TitleAudio Fingerprinting
Publication TypeMaster Thesis
Year of Publication2011
AuthorsGarzón Lorenzo, A.
preprint/postprint document

The online multimedia catalogue is growing every day, opening new perspectives for users to enjoy and share audio collections. It would be interesting to discover ways to organize this enormous amount of audio information without the need of expensive human generated metadata. Computers are very accurate and fast searching text documents, but the future of user-friendly interaction with audio demands bridging the semantic gap that nowadays prevents audio content-based search. Nevertheless, in the last ten years, many commercial applications that use low level audio information to identify music or video succeeded amazingly, with accurate results in very short times and referencing huge content databases. However, audio effects and degradations like filtering, dynamic range compression, echo, delay, distortion, perceptual coding, adding background speech, noise, etc. make the identification task much harder. In this research work we focus on developing a robust and accurate fingerprinting algorithm that serves for all kinds of audio content, including music and speech.
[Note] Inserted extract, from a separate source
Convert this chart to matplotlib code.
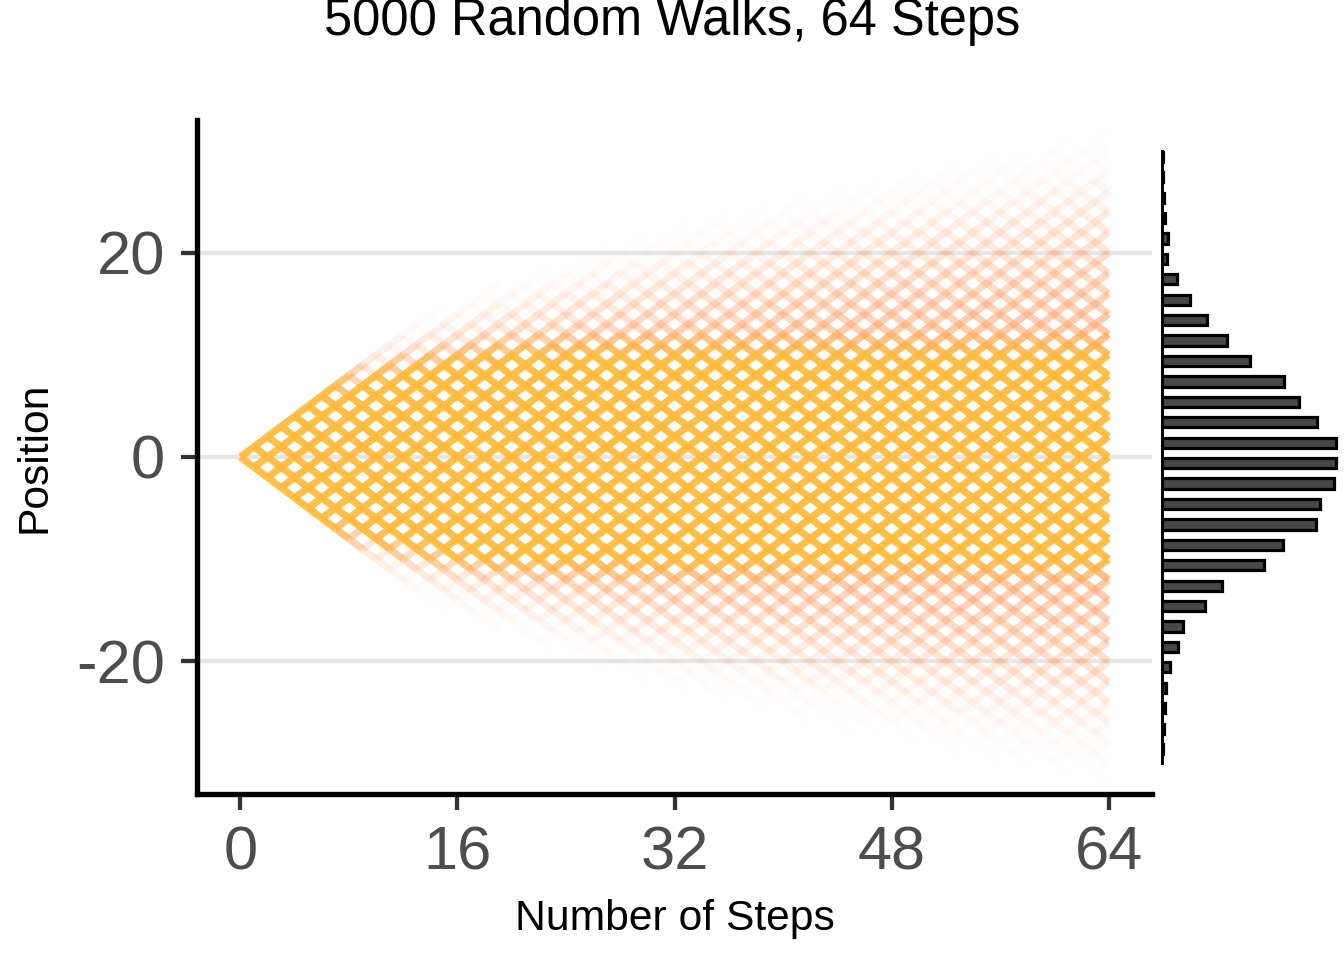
import math
import numpy as np
import matplotlib
matplotlib.use("Agg")
import matplotlib.pyplot as plt
from matplotlib.collections import LineCollection

# ---------------- data ----------------
n_walks = 5000
n_steps = 64
x_ticks = [0, 16, 32, 48, 64]
y_ticks = [-20, 0, 20]
title = "5000 Random Walks, 64 Steps"
x_label = "Number of Steps"
y_label = "Position"

# histogram of final positions (bin centres / counts)
hist_centers = [29.4, 27.4, 25.4, 23.4, 21.4, 19.4, 17.4, 15.4, 13.4, 11.4,
                9.4, 7.4, 5.4, 3.4, 1.4, -0.6, -2.6, -4.6, -6.6, -8.6,
                -10.6, -12.6, -14.6, -16.6, -18.6, -20.6, -22.6, -24.6, -26.6, -28.6]
hist_counts = [3, 3, 4, 8, 16, 13, 40, 74, 119, 172,
               233, 324, 363, 411, 462, 462, 456, 419, 408, 321,
               271, 159, 114, 56, 42, 21, 11, 8, 4, 3]

# ---------------- style ----------------
plt.rcParams["font.family"] = ["Liberation Sans", "DejaVu Sans"]
plt.rcParams["axes.unicode_minus"] = False

W, H = 1344, 960
fig = plt.figure(figsize=(7, 5), dpi=192)


def px_axes(l, t, r, b):
    return fig.add_axes([l / W, 1 - b / H, (r - l) / W, (b - t) / H])


ax = px_axes(197, 120, 1152, 794)
ax.set_xlim(-3.2, 67.2)
ax.set_ylim(-33, 33)

# grid lines
for yv in y_ticks:
    ax.axhline(yv, color="#E6E6E6", lw=1.6, zorder=0)

# lattice of walk segments, shaded by how many walks cross each edge
segs, counts, ymid = [], [], []
for i in range(n_steps):
    for j in range(-i, i + 1, 2):
        k = (i + j) // 2
        p = math.comb(i, k) / 2.0 ** i
        n_edge = n_walks * p * 0.5
        for d in (1, -1):
            segs.append([(i, j), (i + 1, j + d)])
            counts.append(n_edge)
            ymid.append(j + d / 2)
counts = np.array(counts)
ymid = np.abs(np.array(ymid))

salmon = np.array([255, 158, 100]) / 255
gold = np.array([255, 186, 58]) / 255
c_low = np.where(counts >= 1, 0.12 * np.log1p(counts), 0.083 * counts)
c_low = np.clip(c_low, 0, 0.58)
t = np.clip((counts - 6) / 24, 0, 1) ** 0.7 * np.clip((12.8 - ymid) / 3.0, 0, 1)
rgb = salmon[None, :] * (1 - t[:, None]) + gold[None, :] * t[:, None]
alpha = c_low * (1 - t) + 0.93 * t
colors = np.column_stack([rgb, alpha])
# draw faint segments first, strongest last
order = np.lexsort((counts, alpha))
segs = [segs[o] for o in order]
colors = colors[order]
alpha = alpha[order]
keep = alpha > 0.008
lc = LineCollection([s for s, kk in zip(segs, keep) if kk], colors=colors[keep],
                    linewidths=2.7, capstyle="butt", zorder=2)
ax.add_collection(lc)

# axes styling
for s in ("top", "right"):
    ax.spines[s].set_visible(False)
for s in ("left", "bottom"):
    ax.spines[s].set_linewidth(2.0)
    ax.spines[s].set_color("black")
ax.set_xticks(x_ticks)
ax.set_yticks(y_ticks)
ax.tick_params(axis="both", length=6, width=1.6, color="#333333",
               labelsize=23, labelcolor="#4D4D4D", pad=6)
ax.set_xlabel(x_label, fontsize=16, color="black", labelpad=6)
ax.set_ylabel(y_label, fontsize=16, color="black", labelpad=8)

fig.text(0.5, 1 - 22 / H, title, ha="center", va="center", fontsize=19, color="black")

# marginal histogram
hx = px_axes(1162, 120, 1340, 794)
hx.set_ylim(-33, 33)
hx.set_xlim(0, 472.6)
hx.barh(hist_centers, hist_counts, height=1.0, color="#474747",
        edgecolor="black", linewidth=1.2)
for s in ("top", "right", "bottom"):
    hx.spines[s].set_visible(False)
hx.spines["left"].set_linewidth(1.1)
hx.spines["left"].set_bounds(-30, 30)
hx.set_xticks([])
hx.set_yticks([])
hx.patch.set_alpha(0)

fig.savefig("out.png", dpi=192)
The goal beyond this thesis would be to include it in a live application that analyzes an incoming unknown audio excerpt and identifies it in a few seconds comparing its extracted fingerprint with thousands of pre-computed fingerprints stored in a database. We developed a novel fingerprint that achieves high discriminatory power and robustness. Initially, computational speed and database search optimization are not considered key factors and will be postponed until the implementation of a full and efficient system.